Experts indicate that a big stimulus package from the government would help resuscitate the real estate business in India and boost its growth for the long term. They suggest making several big changes at a time for a sustained revival of the industry.
The Real Estate Business in India and the Factors Leading to its Slowdown
The current crisis in the real estate sector in India is a result of several issues combined. Let’s take a peek at the top 10 reasons.
The economic slowdown in India has significantly reduced job security and employment opportunities. Struggling with the constant threat of unemployment, investment, especially in the real estate sector, has become a low priority for people.
Investment using unaccounted money has been the most favoured option in the real estate industry. Hence, the sudden cash crunch due to the 2016 demonetisation plan had a bad repercussion on investing in the real estate industry. Moreover, demonetisation also resulted in a more transparent deal and increased careful investment in real estate.
In the last few years, the real estate sector in India saw a surge in negative returns on investment, particularly in residential constructions. According to market reports, several locations across the country are experiencing this trend where the ROI is at just 2% – 3% even in the most popular cities. This has led investors from investing their money in real estate at present.
Price Improvement Expectation
The real estate investors are clever enough to not invest in the current scenario of depreciating properties. They choose to delay investing while anticipating prices to go down further.
Properties under construction were a go-to option for homebuyers due to their decent rates. Unfortunately, the increasing cases of delayed and stuck constructions have led to people losing faith in the real estate companies in India.
Poor Job Situation
The Periodic Labour Force Survey (PLFS) by the National Sample Survey Office (NSSO) shows a total of 6.1% unemployment rate in the fiscal year 2018. This stagnant job condition directly affects the attitude of potential consumers who must invest a huge amount to purchase a house.
Inadequate Loan Disbursement
Reduction in the amount of loan disbursement and the uncertain financial situation has led to the fewer purchase of properties. Earlier, 80% – 90% of loans were disbursed according to the RBI guidelines. Now, with only 70% loan disbursement, the potential consumers are required to make 30% down payment of the property value to secure home loans.
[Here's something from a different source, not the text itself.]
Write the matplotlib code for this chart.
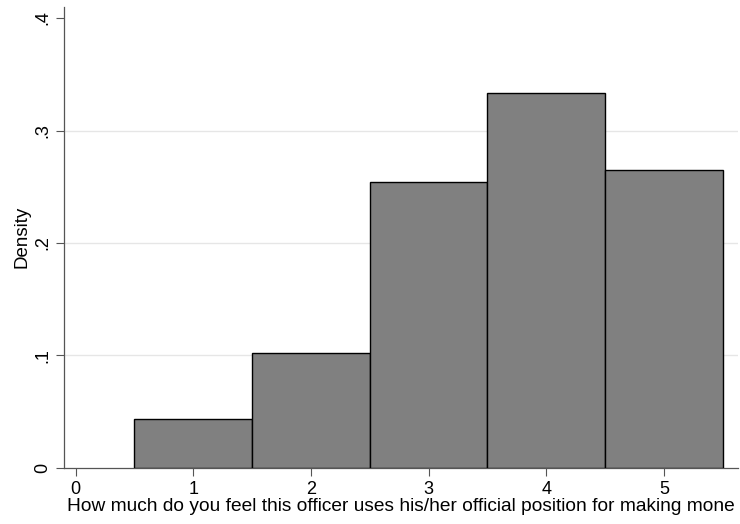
import matplotlib
matplotlib.use('Agg')
import matplotlib.pyplot as plt

# histogram bins (response categories) and their densities
categories = [1, 2, 3, 4, 5]
density = [0.0435, 0.102, 0.254, 0.333, 0.265]
x_ticks = [0, 1, 2, 3, 4, 5]
x_tick_labels = ["0", "1", "2", "3", "4", "5"]
y_ticks = [0, 0.1, 0.2, 0.3, 0.4]
y_tick_labels = ["0", ".1", ".2", ".3", ".4"]
# variable label as shown (truncated at 80 characters)
x_title = "How much do you feel this officer uses his/her official position for making mone"

plt.rcParams['font.family'] = ['Liberation Sans', 'DejaVu Sans']

fig = plt.figure(figsize=(7.4, 5.24), dpi=100)
ax = fig.add_axes([0.0865, 0.107, 0.911, 0.88])

ax.bar(categories, density, width=1.0, color="#808080", edgecolor="black",
       linewidth=1.0, zorder=3)

ax.set_xlim(-0.098, 5.63)
ax.set_ylim(0, 0.41)

ax.set_yticks(y_ticks)
ax.set_yticklabels(y_tick_labels, rotation=90, va="center")
ax.set_xticks(x_ticks)
ax.set_xticklabels(x_tick_labels)
ax.tick_params(labelsize=13, length=6, width=0.8, color="#555555")
ax.tick_params(axis="y", pad=3)

for y in y_ticks[1:4]:
    ax.axhline(y, color="#e6e6e6", linewidth=1.0, zorder=1)

for side in ["top", "right"]:
    ax.spines[side].set_visible(False)
for side in ["left", "bottom"]:
    ax.spines[side].set_color("#555555")
    ax.spines[side].set_linewidth(0.9)

ax.set_ylabel("Density", fontsize=13.5, labelpad=3)
ax.set_xlabel(x_title, fontsize=13.8, labelpad=0)

fig.savefig("out.png", dpi=100)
This means less property purchase as many buyers do not have such an amount of money for upfront payment.
More Renting than Buying
For most Indians, particularly the baby boomers and Gen X, financial safety and independent living situations have been the primary reasons behind owning houses. Millennials, who are the current target customers, have a different approach to homeownership. Travelling to different cities for work being one of the main traits of the millennials, renting properties at convenient places has become a more popular and practical choice for them.
Focus on Other Investment Options
At its peak, buying a property was considered the best investment option in the Indian market. However, with the crash of the real estate sector in India, other forms of investment started booming and they appeared to be quite worthwhile. For instance, mutual funds have an affordable entry-level with a decent ROI.
The introduction of technology-oriented homes like Smart Homes is slowly taking over by making the traditional residential building market lose its significance. Furthermore, builders refuse to sell these houses at a lower price despite the market downtime and financial uncertainty of consumers, leading to a lack of demand. This has resulted in an addition to the economic slowdown due to inventory backlog.